Tout en restant abstraite, son œuvre opère un virage stylistique saisissant à la toute fin des années 1960, ce que certains de ses congénères américains considéreront comme une trahison. Dans ces compositions se lit l’influence des papiers collés de Matisse que l’artiste a vus exposés par François Mathey au musée des arts décoratifs de Paris en 1961 et qui l’ont beaucoup marquée. S’affirment des aplats de couleur et des agencements de formes géométriques qui deviendront jusqu’à la fin de sa vie son style. L’exposition comprend par exemple l’ensemble de toiles réunies sous le titre Malibu et réalisé en 1979, commande privée pour une chambre d’adolescent.
L’artiste bénéficie de sa première exposition institutionnelle en France en 1981, invitée par Françoise Guichon au musée savoisien de Chambéry.
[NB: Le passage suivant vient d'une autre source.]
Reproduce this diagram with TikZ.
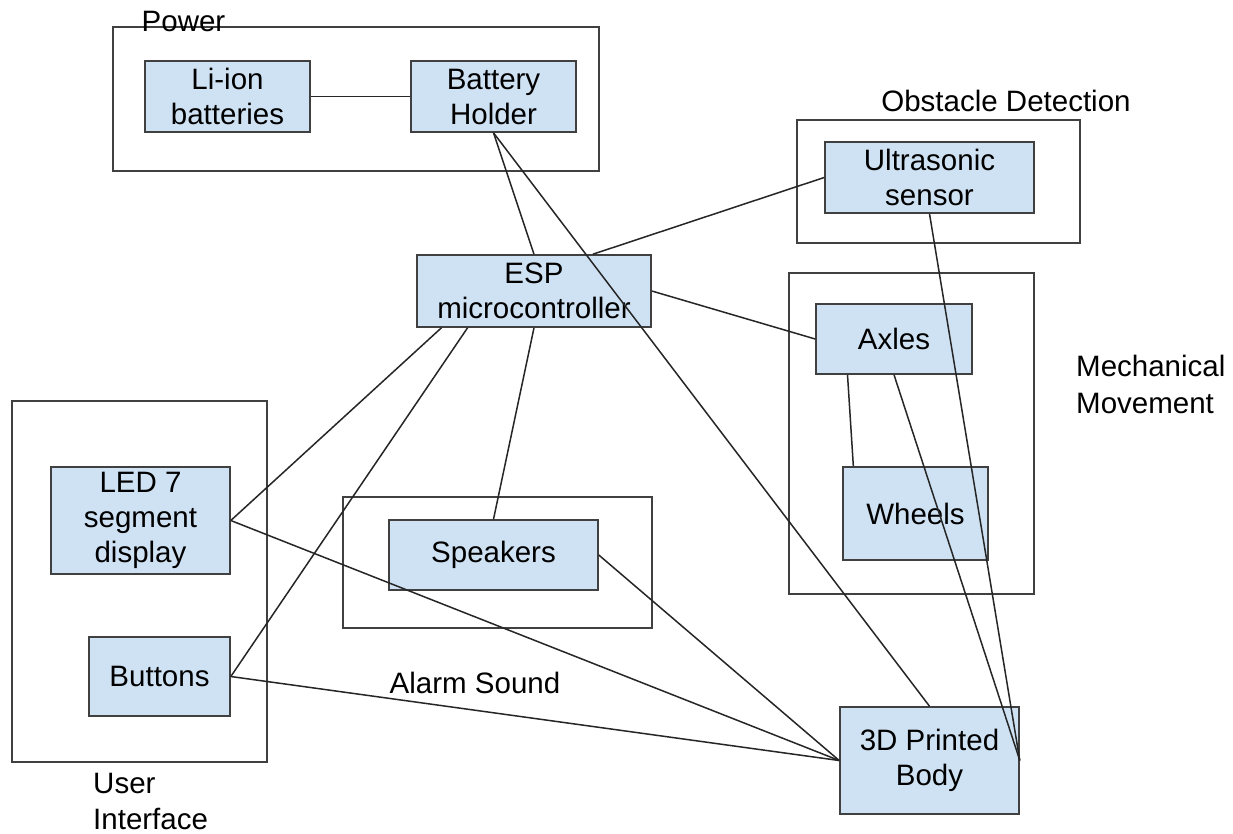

Ses œuvres intègrent des collections publiques, notamment le musée de Grenoble, mais aussi le musée national d’art moderne par deux fois sur les fonds du directeur, à savoir Dominique Bozo et Germain Viatte. À partir de 1999, elle est représentée par la galerie Nathalie Obadia, qui lui donnera un confort matériel qu’elle n’avait pas connu auparavant, ayant même traversé des périodes économiquement difficiles. L’enseigne parisienne s’est aussi vue confier l’estate de l’artiste après sa disparition.
Au sein de cet accrochage chronologique, l’exposition réunit sous vitrine des documents, mais aussi des bristols crayonnés qui montrent la construction de certaines des toiles, ensemble de dessins annotés de sa main. Le parcours s’achève avec des œuvres des années 2000, notamment exposées à la Galerie Greta Meert à Bruxelles.
Parallèlement à cette rétrospective et à son catalogue, un numéro de la revue Transatlantique, placé sous la direction de Frédéric Paul, réunit des textes d’artistes qui reviennent sur le travail de Shirley Jaffe et sur son influence.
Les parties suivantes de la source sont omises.